In her column Sunday, Cindi Scoppe reported on the SC Senate Ethics Committee’s second public reprimand (the one of Jake Knotts was the first), and “its first-ever serious fine:”
A forgiving law isn’t precisely the problem in the case of Sen. Kent Williams, but his public reprimand points to another significant shortcoming in our ethics and campaign finance law that isn’t getting much attention. Left uncorrected, it could greatly diminish the value of any new reporting requirements the Legislature passes, leaving them dependent on the honesty of the candidates filing the reports.
According to the Senate Ethics Committee, Mr. Williams accepted 15 contributions in excess of the legal maximum of $1,000 for this year’s election. It ordered him to return the extra $12,801 and pay a $5,390.05 fine. The Marion County Democrat, who is running unopposed for his third term, did not contest the charges.
Ten of the illegal contributions were straightforward violations that anyone who looked closely at his campaign reports would have noticed, and probably the result of bad record keeping. But in five cases, Mr. Williams reported that he received two $1,000 checks on the same day from the same donors — one for the 2012 race and one to pay down a 2008 campaign debt — but used all the money for his 2012 campaign. The panel called these “deliberate attempts to mislead the public,” noting that to anyone looking at those reports, “it appears” that the donations were legal.

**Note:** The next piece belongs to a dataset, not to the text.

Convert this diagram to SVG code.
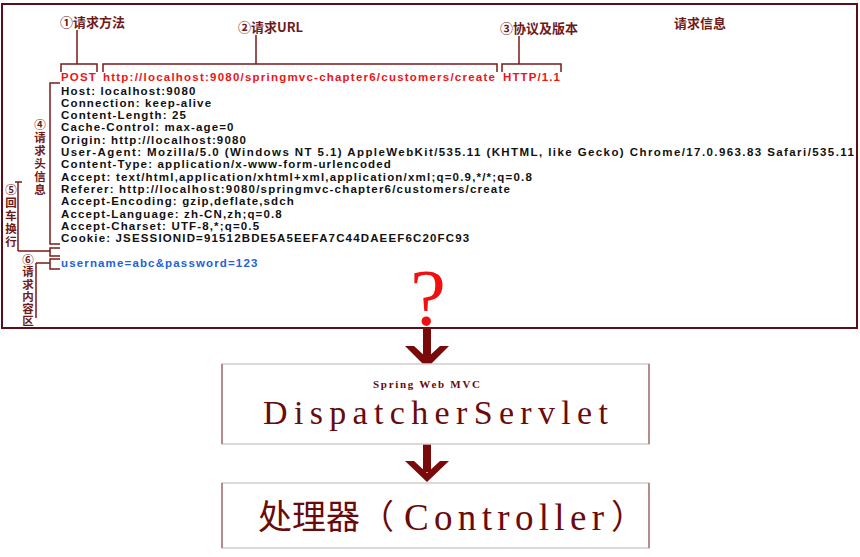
<svg xmlns="http://www.w3.org/2000/svg" width="860" height="557" viewBox="0 0 860 557">
<style>
.h{font-family:"Liberation Sans",Arial,sans-serif;font-size:11.5px;font-weight:bold;letter-spacing:1.15px;fill:#111}
.red{fill:#ee1515}
.blue{fill:#2262d8}
.lab{font-family:"Noto Sans CJK SC","Liberation Serif",sans-serif;font-size:13px;font-weight:bold;fill:#6e1a1a}
.vl{font-family:"Noto Sans CJK SC","Liberation Serif",sans-serif;font-size:11.5px;font-weight:bold;fill:#6e1a1a;writing-mode:vertical-rl}
.ln{fill:none;stroke:#7a1a1a;stroke-width:1.5}
.arrow{fill:#7a0a0a}
.ser{font-family:"Liberation Serif","Times New Roman",serif;fill:#6b0a0a}
</style>
<rect width="860" height="557" fill="#fff"/>
<g id="request">
<rect x="2" y="4" width="855" height="324" fill="#fff" stroke="#5a0f1a" stroke-width="2"/>
<text class="lab" x="674" y="28">请求信息</text>
<text class="h red" x="61" y="81" textLength="36">POST</text>
<text class="h red" x="103" y="81" textLength="393">http://localhost:9080/springmvc-chapter6/customers/create</text>
<text class="h red" x="503" y="81" textLength="58">HTTP/1.1</text>
<text class="h" x="61" y="94.5">Host: localhost:9080</text>
<text class="h" x="61" y="106.8">Connection: keep-alive</text>
<text class="h" x="61" y="119.1">Content-Length: 25</text>
<text class="h" x="61" y="131.4">Cache-Control: max-age=0</text>
<text class="h" x="61" y="143.7">Origin: http://localhost:9080</text>
<text class="h" x="61" y="156" textLength="794">User-Agent: Mozilla/5.0 (Windows NT 5.1) AppleWebKit/535.11 (KHTML, like Gecko) Chrome/17.0.963.83 Safari/535.11</text>
<text class="h" x="61" y="168.3" textLength="331">Content-Type: application/x-www-form-urlencoded</text>
<text class="h" x="61" y="180.6" textLength="472">Accept: text/html,application/xhtml+xml,application/xml;q=0.9,*/*;q=0.8</text>
<text class="h" x="61" y="192.9" textLength="450">Referer: http://localhost:9080/springmvc-chapter6/customers/create</text>
<text class="h" x="61" y="205.2">Accept-Encoding: gzip,deflate,sdch</text>
<text class="h" x="61" y="217.5">Accept-Language: zh-CN,zh;q=0.8</text>
<text class="h" x="61" y="229.8">Accept-Charset: UTF-8,*;q=0.5</text>
<text class="h" x="61" y="242.1">Cookie: JSESSIONID=91512BDE5A5EEFA7C44DAEEF6C20FC93</text>
<text class="h blue" x="61" y="267">username=abc&amp;password=123</text>
</g>
<g id="labels">
<text class="lab" x="60" y="27">①请求方法</text>
<text class="lab" x="238" y="32">②请求URL</text>
<text class="lab" x="500" y="33">③协议及版本</text>
<text class="vl" x="40" y="119" letter-spacing="1.5">④请求头信息</text>
<text class="vl" x="11" y="184" letter-spacing="1.5">⑤回车换行</text>
<text class="vl" x="28" y="254" letter-spacing="0.7">⑥请求内容区</text>
</g>
<g id="connectors">
<path class="ln" d="M61,72 V64 H97 V72 M77,30 V64"/>
<path class="ln" d="M103,72 V64 H497 V72 M256,35 V64"/>
<path class="ln" d="M502,72 V64 H561 V72 M519,36 V64"/>
<path class="ln" d="M60,83 H50 V244 H60"/>
<path class="ln" d="M60,248 H50 V256 H60 M18,251 H50 M18,182 V251 M15,182 H22"/>
<path class="ln" d="M60,259 H50 V269 H60 M36,263 H50 M36,263 V318"/>
<text x="428" y="325" text-anchor="middle" font-family="Liberation Serif,serif" font-size="80" fill="#f01010">?</text>
<rect class="arrow" x="423" y="327" width="8" height="34"/>
<polygon class="arrow" points="405,346 414,346 427,358 440,346 449,346 427,368"/>
<rect class="arrow" x="423" y="444" width="8" height="28"/>
<polygon class="arrow" points="405,461 414,461 427,473 440,461 449,461 427,482"/>
</g>
<g id="dispatcher">
<rect x="222" y="364" width="427" height="80" fill="#fff" stroke="#d4cccc" stroke-width="1.5"/>
<path d="M222,364 V444 M649,364 V444" stroke="#8a4040" stroke-width="1"/>
<text class="ser" x="373" y="388" font-size="11" font-weight="bold" textLength="107">Spring Web MVC</text>
<text class="ser" x="263" y="424" font-size="34" textLength="345">DispatcherServlet</text>
</g>
<g id="controller">
<rect x="222" y="483" width="427" height="65" fill="#fff" stroke="#d4cccc" stroke-width="1.5"/>
<path d="M222,483 V548 M649,483 V548" stroke="#8a4040" stroke-width="1"/>
<text font-family="Noto Sans CJK SC,sans-serif" font-size="34" fill="#6b0a0a" x="258" y="529">处理器（</text>
<text class="ser" x="404" y="530" font-size="37" textLength="200">Controller</text>
<text font-family="Noto Sans CJK SC,sans-serif" font-size="34" fill="#6b0a0a" x="611" y="529">）</text>
</g>
</svg>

It’s Mr. Williams’ apparent compliance with the law that makes this case so worrisome. The Ethics Committee discovered the ruse because its attorney noticed that the senator wasn’t reporting enough outstanding debt to justify the repayments; he asked for bank records, which showed the payments hadn’t been made.
It was similar serendipity that led to the reprimand against Mr. Knotts for accepting illegally large donations, misreporting the identities of some donors and not reporting others, and not reporting some expenditures. In that case, it was what appeared to be, but wasn’t, excessive interest income that raised the attorney’s suspicions, leading him to ask for the bank records that revealed unrelated violations…
Cindi suggests random audits to overcome the weakness that the Williams case exposed — that weakness being the assumption that what is put on disclosures is accurate.